§ THE TASK:
Leaving out all pictures, please print only the lines from the one containing "Rebuild this chart as a Python script, using matplotlib." through the one containing "1325, 1850, 3070, 6100, 28250]".

§ RECORDS FOR THE TASK:
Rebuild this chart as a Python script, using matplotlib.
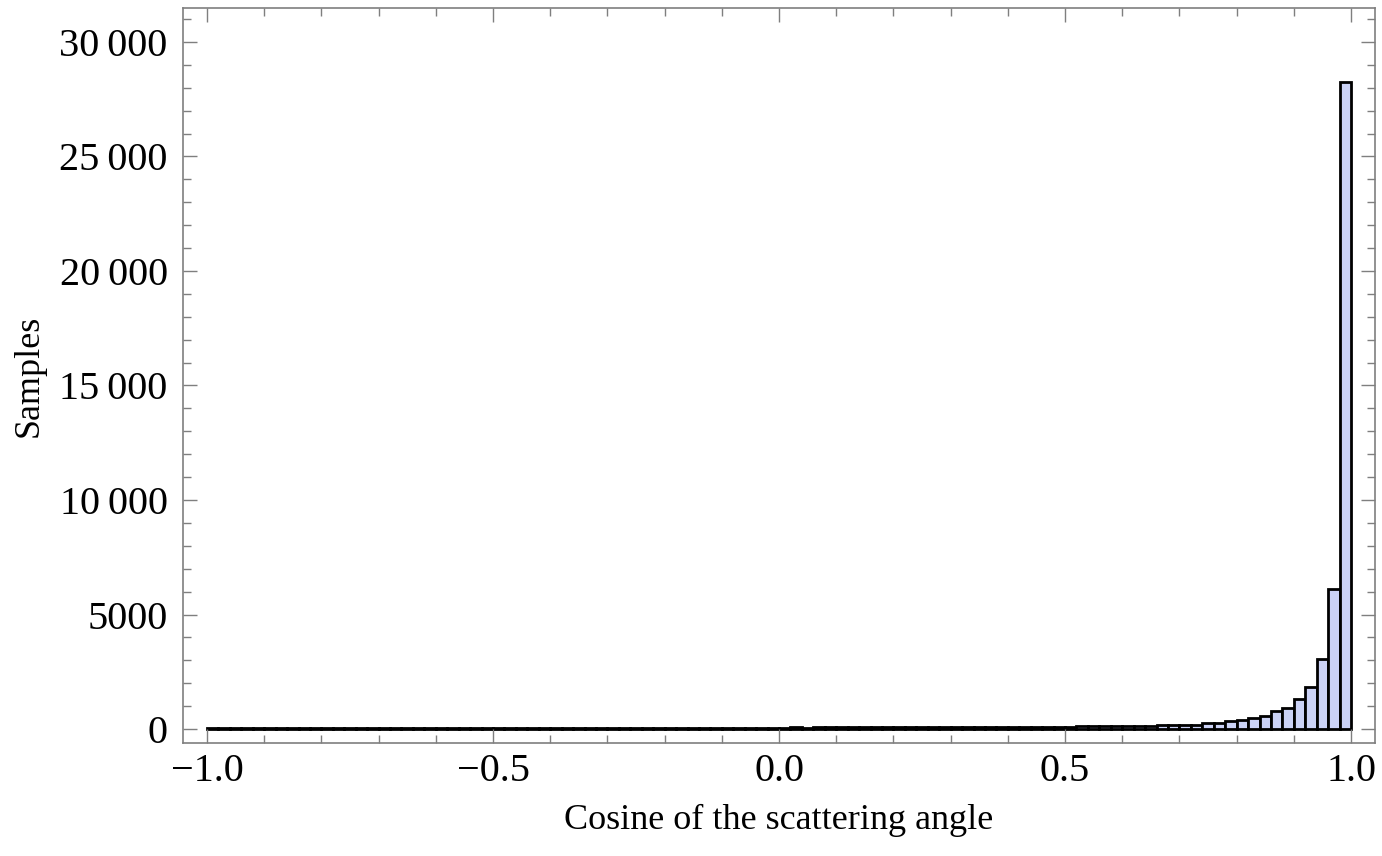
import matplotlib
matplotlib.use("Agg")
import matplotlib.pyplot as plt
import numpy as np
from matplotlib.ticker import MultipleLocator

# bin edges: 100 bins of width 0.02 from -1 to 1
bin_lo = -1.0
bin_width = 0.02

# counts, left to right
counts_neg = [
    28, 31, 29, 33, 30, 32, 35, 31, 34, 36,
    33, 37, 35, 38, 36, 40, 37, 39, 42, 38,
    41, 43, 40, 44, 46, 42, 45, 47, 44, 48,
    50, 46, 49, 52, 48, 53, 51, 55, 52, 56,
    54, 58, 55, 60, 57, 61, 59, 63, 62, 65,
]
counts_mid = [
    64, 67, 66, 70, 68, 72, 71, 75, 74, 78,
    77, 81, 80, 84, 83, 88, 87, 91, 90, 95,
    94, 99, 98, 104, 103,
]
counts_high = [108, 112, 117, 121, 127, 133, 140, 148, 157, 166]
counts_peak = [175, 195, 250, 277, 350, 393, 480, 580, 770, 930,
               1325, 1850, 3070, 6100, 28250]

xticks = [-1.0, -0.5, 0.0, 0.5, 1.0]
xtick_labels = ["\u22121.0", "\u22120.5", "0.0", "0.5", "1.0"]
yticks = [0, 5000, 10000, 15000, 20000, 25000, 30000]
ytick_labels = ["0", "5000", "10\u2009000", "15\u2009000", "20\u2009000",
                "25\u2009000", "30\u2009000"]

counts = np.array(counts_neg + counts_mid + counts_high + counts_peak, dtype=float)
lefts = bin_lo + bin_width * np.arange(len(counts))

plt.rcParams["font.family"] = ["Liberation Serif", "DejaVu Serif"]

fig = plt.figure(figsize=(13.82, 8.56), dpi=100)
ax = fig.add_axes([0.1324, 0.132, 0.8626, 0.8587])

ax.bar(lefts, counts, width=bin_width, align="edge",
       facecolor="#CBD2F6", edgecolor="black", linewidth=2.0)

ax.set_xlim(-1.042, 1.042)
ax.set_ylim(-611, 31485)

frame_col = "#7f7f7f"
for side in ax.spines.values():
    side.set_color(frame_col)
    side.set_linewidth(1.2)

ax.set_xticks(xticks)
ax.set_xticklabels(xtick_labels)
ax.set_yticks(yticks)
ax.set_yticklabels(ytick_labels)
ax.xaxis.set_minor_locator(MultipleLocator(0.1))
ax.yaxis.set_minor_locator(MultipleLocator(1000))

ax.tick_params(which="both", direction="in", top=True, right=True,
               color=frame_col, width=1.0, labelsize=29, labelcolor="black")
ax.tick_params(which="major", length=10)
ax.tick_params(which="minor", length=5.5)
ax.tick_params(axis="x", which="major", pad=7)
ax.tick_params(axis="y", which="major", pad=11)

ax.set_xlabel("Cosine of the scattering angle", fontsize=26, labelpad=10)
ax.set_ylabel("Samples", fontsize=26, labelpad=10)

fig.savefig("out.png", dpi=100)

* * *

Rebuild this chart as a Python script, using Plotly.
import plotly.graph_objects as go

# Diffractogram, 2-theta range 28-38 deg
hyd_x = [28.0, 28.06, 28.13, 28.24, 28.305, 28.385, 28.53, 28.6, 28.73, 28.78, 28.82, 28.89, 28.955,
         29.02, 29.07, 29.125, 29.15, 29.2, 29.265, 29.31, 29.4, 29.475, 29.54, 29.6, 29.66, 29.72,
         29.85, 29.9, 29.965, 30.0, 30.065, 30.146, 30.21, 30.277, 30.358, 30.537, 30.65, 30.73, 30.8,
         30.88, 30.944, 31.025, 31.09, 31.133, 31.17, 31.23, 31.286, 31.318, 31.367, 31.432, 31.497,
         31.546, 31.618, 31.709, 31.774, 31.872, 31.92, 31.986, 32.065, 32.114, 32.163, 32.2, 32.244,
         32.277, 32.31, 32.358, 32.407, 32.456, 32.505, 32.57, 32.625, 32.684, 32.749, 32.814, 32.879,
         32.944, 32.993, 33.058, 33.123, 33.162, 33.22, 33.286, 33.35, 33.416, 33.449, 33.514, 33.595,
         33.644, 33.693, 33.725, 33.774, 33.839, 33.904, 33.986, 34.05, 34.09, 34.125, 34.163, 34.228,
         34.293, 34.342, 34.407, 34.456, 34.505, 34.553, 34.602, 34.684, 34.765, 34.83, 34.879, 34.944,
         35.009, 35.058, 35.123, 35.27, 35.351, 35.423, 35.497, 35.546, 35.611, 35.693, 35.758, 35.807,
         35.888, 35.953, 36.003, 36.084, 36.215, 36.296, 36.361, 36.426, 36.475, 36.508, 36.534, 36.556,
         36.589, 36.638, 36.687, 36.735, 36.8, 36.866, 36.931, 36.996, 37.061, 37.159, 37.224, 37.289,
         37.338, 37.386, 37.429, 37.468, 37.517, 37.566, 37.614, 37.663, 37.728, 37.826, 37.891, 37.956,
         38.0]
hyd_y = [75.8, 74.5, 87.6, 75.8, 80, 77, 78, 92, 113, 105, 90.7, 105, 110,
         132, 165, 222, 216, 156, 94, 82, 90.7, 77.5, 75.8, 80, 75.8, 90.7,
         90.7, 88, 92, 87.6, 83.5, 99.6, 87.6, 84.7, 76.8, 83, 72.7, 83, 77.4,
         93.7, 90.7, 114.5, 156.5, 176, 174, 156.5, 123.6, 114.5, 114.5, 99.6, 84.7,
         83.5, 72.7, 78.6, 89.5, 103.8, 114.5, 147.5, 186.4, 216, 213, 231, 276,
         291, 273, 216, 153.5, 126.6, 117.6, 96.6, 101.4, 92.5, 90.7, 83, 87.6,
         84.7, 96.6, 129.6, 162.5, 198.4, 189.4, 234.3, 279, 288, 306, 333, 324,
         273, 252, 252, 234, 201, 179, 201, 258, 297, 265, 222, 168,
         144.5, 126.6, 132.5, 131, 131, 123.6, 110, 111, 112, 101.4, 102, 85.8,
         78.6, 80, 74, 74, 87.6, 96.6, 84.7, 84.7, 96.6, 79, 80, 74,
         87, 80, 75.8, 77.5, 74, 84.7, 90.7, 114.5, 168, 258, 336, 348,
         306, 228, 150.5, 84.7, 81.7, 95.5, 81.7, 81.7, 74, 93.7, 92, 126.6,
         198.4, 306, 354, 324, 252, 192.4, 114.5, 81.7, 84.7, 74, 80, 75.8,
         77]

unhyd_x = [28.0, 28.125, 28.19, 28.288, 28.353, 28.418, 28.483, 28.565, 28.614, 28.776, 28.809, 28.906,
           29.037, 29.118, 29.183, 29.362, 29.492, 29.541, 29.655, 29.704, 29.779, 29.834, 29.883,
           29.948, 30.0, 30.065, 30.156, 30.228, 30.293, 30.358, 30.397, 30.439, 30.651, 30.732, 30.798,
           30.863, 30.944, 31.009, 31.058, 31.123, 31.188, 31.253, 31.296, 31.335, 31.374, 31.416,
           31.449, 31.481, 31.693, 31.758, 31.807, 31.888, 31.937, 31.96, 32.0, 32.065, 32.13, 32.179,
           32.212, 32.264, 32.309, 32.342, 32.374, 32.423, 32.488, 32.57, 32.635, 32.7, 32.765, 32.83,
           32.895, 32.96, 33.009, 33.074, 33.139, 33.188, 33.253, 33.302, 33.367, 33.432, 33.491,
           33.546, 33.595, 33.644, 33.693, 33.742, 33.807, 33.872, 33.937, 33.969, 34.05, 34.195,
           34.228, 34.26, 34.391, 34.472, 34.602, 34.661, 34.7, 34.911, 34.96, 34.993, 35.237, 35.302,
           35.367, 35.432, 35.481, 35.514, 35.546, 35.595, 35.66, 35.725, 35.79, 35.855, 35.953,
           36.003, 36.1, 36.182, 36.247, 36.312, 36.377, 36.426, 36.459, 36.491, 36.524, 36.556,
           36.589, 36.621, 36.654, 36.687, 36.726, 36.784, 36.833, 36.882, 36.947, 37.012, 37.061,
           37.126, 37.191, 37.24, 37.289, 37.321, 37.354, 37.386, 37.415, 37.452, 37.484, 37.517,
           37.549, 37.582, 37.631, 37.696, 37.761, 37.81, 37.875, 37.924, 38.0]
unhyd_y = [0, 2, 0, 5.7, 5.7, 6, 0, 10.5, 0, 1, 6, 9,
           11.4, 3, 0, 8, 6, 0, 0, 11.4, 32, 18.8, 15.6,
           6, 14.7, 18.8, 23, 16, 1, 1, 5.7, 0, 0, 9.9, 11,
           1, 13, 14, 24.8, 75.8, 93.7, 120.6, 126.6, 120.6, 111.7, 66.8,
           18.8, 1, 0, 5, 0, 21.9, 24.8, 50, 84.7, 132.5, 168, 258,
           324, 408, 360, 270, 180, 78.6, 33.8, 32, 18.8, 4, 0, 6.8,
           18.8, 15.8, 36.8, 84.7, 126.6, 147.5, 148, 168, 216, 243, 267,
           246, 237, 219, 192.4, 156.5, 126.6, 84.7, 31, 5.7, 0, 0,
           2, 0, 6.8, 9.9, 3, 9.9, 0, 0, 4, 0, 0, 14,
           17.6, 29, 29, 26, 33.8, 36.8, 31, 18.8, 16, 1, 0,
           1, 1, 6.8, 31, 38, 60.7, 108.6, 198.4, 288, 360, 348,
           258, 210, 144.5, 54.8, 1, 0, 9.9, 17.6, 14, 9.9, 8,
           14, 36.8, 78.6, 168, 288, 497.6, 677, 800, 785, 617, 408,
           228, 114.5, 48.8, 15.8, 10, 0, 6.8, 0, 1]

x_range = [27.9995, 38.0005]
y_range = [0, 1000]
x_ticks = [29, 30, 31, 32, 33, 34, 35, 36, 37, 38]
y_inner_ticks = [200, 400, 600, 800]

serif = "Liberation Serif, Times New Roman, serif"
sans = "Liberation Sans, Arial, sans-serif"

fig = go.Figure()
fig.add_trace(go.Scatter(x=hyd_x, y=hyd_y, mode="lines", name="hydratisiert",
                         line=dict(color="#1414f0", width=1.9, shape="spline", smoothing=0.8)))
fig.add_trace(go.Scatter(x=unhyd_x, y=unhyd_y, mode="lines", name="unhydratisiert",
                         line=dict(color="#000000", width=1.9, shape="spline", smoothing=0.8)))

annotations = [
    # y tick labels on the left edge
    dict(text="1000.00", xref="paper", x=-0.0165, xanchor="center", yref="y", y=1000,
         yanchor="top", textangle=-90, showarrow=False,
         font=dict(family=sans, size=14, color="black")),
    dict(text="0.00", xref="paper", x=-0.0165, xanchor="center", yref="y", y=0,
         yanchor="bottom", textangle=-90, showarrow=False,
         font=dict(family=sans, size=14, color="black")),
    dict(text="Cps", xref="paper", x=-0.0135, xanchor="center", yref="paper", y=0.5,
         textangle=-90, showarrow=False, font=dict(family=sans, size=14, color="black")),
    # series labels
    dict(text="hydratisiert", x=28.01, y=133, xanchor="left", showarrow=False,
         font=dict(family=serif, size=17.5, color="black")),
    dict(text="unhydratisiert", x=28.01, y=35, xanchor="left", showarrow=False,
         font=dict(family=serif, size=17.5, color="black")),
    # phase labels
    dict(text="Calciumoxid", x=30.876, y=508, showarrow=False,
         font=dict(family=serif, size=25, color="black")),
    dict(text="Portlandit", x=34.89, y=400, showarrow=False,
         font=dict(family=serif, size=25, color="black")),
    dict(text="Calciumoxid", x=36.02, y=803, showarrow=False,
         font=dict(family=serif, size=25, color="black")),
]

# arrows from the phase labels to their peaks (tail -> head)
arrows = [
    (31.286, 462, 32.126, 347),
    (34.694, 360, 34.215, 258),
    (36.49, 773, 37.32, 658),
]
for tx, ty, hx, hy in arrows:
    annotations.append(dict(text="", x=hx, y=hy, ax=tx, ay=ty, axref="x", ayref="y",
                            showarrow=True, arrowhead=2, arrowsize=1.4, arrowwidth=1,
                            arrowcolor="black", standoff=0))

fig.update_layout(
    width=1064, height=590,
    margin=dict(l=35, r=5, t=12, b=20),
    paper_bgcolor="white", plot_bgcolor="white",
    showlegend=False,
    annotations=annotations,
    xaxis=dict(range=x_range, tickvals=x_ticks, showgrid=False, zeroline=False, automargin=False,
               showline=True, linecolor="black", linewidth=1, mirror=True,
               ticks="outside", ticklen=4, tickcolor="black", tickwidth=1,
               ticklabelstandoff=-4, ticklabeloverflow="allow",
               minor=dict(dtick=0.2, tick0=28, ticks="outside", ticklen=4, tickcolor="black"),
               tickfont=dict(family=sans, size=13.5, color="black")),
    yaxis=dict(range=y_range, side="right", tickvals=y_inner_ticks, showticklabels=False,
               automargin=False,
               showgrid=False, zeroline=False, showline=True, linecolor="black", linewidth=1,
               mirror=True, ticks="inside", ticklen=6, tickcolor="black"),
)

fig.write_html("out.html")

§ REPLY TO THE EXERCISE:
Rebuild this chart as a Python script, using matplotlib.
import matplotlib
matplotlib.use("Agg")
import matplotlib.pyplot as plt
import numpy as np
from matplotlib.ticker import MultipleLocator

# bin edges: 100 bins of width 0.02 from -1 to 1
bin_lo = -1.0
bin_width = 0.02

# counts, left to right
counts_neg = [
    28, 31, 29, 33, 30, 32, 35, 31, 34, 36,
    33, 37, 35, 38, 36, 40, 37, 39, 42, 38,
    41, 43, 40, 44, 46, 42, 45, 47, 44, 48,
    50, 46, 49, 52, 48, 53, 51, 55, 52, 56,
    54, 58, 55, 60, 57, 61, 59, 63, 62, 65,
]
counts_mid = [
    64, 67, 66, 70, 68, 72, 71, 75, 74, 78,
    77, 81, 80, 84, 83, 88, 87, 91, 90, 95,
    94, 99, 98, 104, 103,
]
counts_high = [108, 112, 117, 121, 127, 133, 140, 148, 157, 166]
counts_peak = [175, 195, 250, 277, 350, 393, 480, 580, 770, 930,
               1325, 1850, 3070, 6100, 28250]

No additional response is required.